### Exercise description
Retype every line from the start of the data down to and including the line with "color='none', edgecolor='#1a1a1a', linewidth=0.8)". Skip the pictures.
-- Begin Data extract --
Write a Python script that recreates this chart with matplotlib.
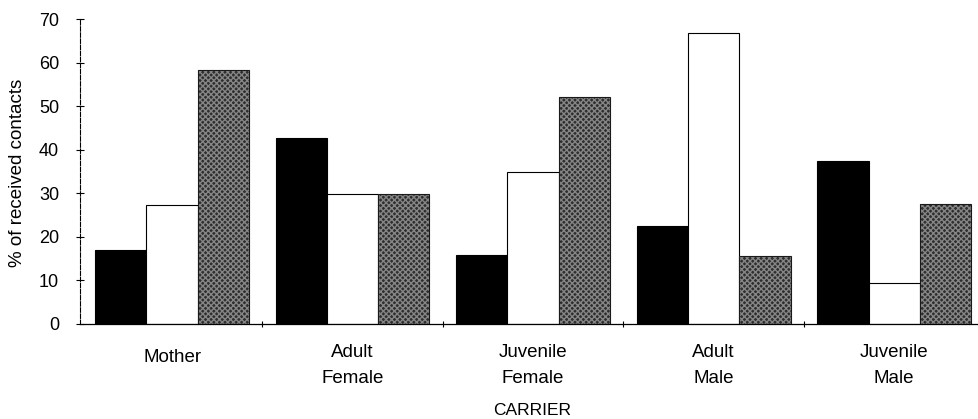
import matplotlib
matplotlib.use("Agg")
import matplotlib.pyplot as plt
import numpy as np

plt.rcParams['font.family'] = ['Liberation Sans', 'DejaVu Sans']

categories = ["Mother", "Adult\nFemale", "Juvenile\nFemale", "Adult\nMale", "Juvenile\nMale"]
series_black = [17.0, 42.6, 15.8, 22.5, 37.5]
series_white = [27.3, 29.8, 35.0, 66.8, 9.5]
series_gray = [58.3, 29.8, 52.0, 15.5, 27.5]
yticks = [0, 10, 20, 30, 40, 50, 60, 70]

W, H = 979, 419
fig = plt.figure(figsize=(W/100, H/100), dpi=100)
ax = fig.add_axes([80/W, 1-324/H, 1-80/W, (324-19)/H])

x = np.arange(len(categories))
w = 0.284
ax.bar(x - w, series_black, w, color='black', edgecolor='black', linewidth=0.8)
ax.bar(x, series_white, w, color='white', edgecolor='black', linewidth=0.8)
ax.bar(x + w, series_gray, w, color='#2e2e2e', edgecolor='#858585', linewidth=0, hatch='xxxxxx')
ax.bar(x + w, series_gray, w, color='none', edgecolor='#1a1a1a', linewidth=0.8)

ax.set_ylim(0, 70)
ax.set_xlim(-0.51, len(categories) - 1 + 0.47)
ax.set_yticks(yticks)
ax.set_yticklabels([str(t) for t in yticks], fontsize=13)
ax.set_xticks(np.arange(len(categories) - 1) + 0.5)
ax.set_xticklabels([])
ax.tick_params(axis='y', direction='inout', length=6, width=0.8, pad=12)
ax.tick_params(axis='x', direction='inout', length=5, width=0.8)
for s in ['top', 'right']:
    ax.spines[s].set_visible(False)
ax.spines['left'].set_linewidth(0.8)
ax.spines['left'].set_linestyle((0, (4, 1.5)))
ax.spines['bottom'].set_linewidth(0.9)

# category labels, positioned by pixel baselines
trans = ax.get_xaxis_transform()
for i, c in enumerate(categories):
    lines = c.split("\n")
    if len(lines) == 1:
        bases = [362]
    else:
        bases = [357, 383]
    for ln, b in zip(lines, bases):
        ax.text(i, 1 - (b - 19) / (324 - 19), ln, transform=trans, ha='center',
                va='baseline', fontsize=13.5, clip_on=False)

fig.text(532/W, 1 - 415/H, "CARRIER", ha='center', va='baseline', fontsize=12.5)
ax.set_ylabel("% of received contacts", fontsize=13.5)
ax.yaxis.set_label_coords((26 - 80) / (W - 80), (324 - 173) / (324 - 19))

fig.savefig("out.png", dpi=100)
-- End Data extract --
### Written solution
Write a Python script that recreates this chart with matplotlib.
import matplotlib
matplotlib.use("Agg")
import matplotlib.pyplot as plt
import numpy as np

plt.rcParams['font.family'] = ['Liberation Sans', 'DejaVu Sans']

categories = ["Mother", "Adult\nFemale", "Juvenile\nFemale", "Adult\nMale", "Juvenile\nMale"]
series_black = [17.0, 42.6, 15.8, 22.5, 37.5]
series_white = [27.3, 29.8, 35.0, 66.8, 9.5]
series_gray = [58.3, 29.8, 52.0, 15.5, 27.5]
yticks = [0, 10, 20, 30, 40, 50, 60, 70]

W, H = 979, 419
fig = plt.figure(figsize=(W/100, H/100), dpi=100)
ax = fig.add_axes([80/W, 1-324/H, 1-80/W, (324-19)/H])

x = np.arange(len(categories))
w = 0.284
ax.bar(x - w, series_black, w, color='black', edgecolor='black', linewidth=0.8)
ax.bar(x, series_white, w, color='white', edgecolor='black', linewidth=0.8)
ax.bar(x + w, series_gray, w, color='#2e2e2e', edgecolor='#858585', linewidth=0, hatch='xxxxxx')
ax.bar(x + w, series_gray, w, color='none', edgecolor='#1a1a1a', linewidth=0.8)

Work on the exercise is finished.